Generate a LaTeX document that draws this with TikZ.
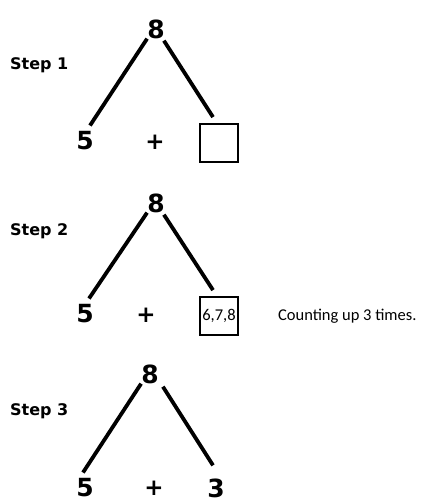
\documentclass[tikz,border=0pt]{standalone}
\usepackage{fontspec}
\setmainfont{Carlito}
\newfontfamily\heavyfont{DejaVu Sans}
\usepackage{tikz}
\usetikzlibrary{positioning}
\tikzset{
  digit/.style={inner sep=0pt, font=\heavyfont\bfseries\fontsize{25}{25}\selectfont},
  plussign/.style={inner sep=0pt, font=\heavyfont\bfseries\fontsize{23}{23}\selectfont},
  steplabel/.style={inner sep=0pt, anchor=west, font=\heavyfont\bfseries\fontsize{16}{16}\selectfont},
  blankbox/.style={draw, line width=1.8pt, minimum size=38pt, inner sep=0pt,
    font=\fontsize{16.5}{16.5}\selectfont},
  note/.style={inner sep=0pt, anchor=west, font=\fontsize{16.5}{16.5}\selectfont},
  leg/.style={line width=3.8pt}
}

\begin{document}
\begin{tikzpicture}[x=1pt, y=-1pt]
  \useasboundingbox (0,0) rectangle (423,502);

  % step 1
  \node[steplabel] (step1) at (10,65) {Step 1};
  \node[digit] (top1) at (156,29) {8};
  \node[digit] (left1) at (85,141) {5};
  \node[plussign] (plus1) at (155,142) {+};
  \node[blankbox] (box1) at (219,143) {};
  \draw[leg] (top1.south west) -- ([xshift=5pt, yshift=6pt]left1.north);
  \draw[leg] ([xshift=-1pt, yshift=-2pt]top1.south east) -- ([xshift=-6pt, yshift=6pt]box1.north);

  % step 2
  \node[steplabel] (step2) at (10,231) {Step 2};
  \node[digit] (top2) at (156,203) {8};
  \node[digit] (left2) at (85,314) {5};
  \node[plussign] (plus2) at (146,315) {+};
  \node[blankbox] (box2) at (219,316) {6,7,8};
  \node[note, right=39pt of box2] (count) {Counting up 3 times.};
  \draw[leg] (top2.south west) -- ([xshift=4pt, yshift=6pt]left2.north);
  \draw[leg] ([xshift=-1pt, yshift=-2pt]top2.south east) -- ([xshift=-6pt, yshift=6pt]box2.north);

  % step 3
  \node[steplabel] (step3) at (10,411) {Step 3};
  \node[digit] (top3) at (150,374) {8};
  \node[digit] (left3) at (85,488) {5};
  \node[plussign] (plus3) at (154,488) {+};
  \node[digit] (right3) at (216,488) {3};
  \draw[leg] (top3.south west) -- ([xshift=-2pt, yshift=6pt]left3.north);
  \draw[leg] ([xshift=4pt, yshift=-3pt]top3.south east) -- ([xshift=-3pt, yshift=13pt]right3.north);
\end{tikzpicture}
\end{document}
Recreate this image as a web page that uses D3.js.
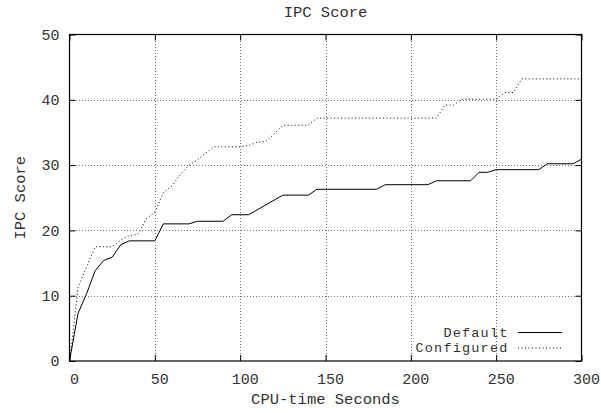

#### Exercise requirements
Copy the records above exactly, from the first line through the line containing "-- ([xshift=-6pt, yshift=6pt]box2.north);", and leave out the pictures.

#### Worked solution
Generate a LaTeX document that draws this with TikZ.
\documentclass[tikz,border=0pt]{standalone}
\usepackage{fontspec}
\setmainfont{Carlito}
\newfontfamily\heavyfont{DejaVu Sans}
\usepackage{tikz}
\usetikzlibrary{positioning}
\tikzset{
  digit/.style={inner sep=0pt, font=\heavyfont\bfseries\fontsize{25}{25}\selectfont},
  plussign/.style={inner sep=0pt, font=\heavyfont\bfseries\fontsize{23}{23}\selectfont},
  steplabel/.style={inner sep=0pt, anchor=west, font=\heavyfont\bfseries\fontsize{16}{16}\selectfont},
  blankbox/.style={draw, line width=1.8pt, minimum size=38pt, inner sep=0pt,
    font=\fontsize{16.5}{16.5}\selectfont},
  note/.style={inner sep=0pt, anchor=west, font=\fontsize{16.5}{16.5}\selectfont},
  leg/.style={line width=3.8pt}
}

\begin{document}
\begin{tikzpicture}[x=1pt, y=-1pt]
  \useasboundingbox (0,0) rectangle (423,502);

  % step 1
  \node[steplabel] (step1) at (10,65) {Step 1};
  \node[digit] (top1) at (156,29) {8};
  \node[digit] (left1) at (85,141) {5};
  \node[plussign] (plus1) at (155,142) {+};
  \node[blankbox] (box1) at (219,143) {};
  \draw[leg] (top1.south west) -- ([xshift=5pt, yshift=6pt]left1.north);
  \draw[leg] ([xshift=-1pt, yshift=-2pt]top1.south east) -- ([xshift=-6pt, yshift=6pt]box1.north);

  % step 2
  \node[steplabel] (step2) at (10,231) {Step 2};
  \node[digit] (top2) at (156,203) {8};
  \node[digit] (left2) at (85,314) {5};
  \node[plussign] (plus2) at (146,315) {+};
  \node[blankbox] (box2) at (219,316) {6,7,8};
  \node[note, right=39pt of box2] (count) {Counting up 3 times.};
  \draw[leg] (top2.south west) -- ([xshift=4pt, yshift=6pt]left2.north);
  \draw[leg] ([xshift=-1pt, yshift=-2pt]top2.south east) -- ([xshift=-6pt, yshift=6pt]box2.north);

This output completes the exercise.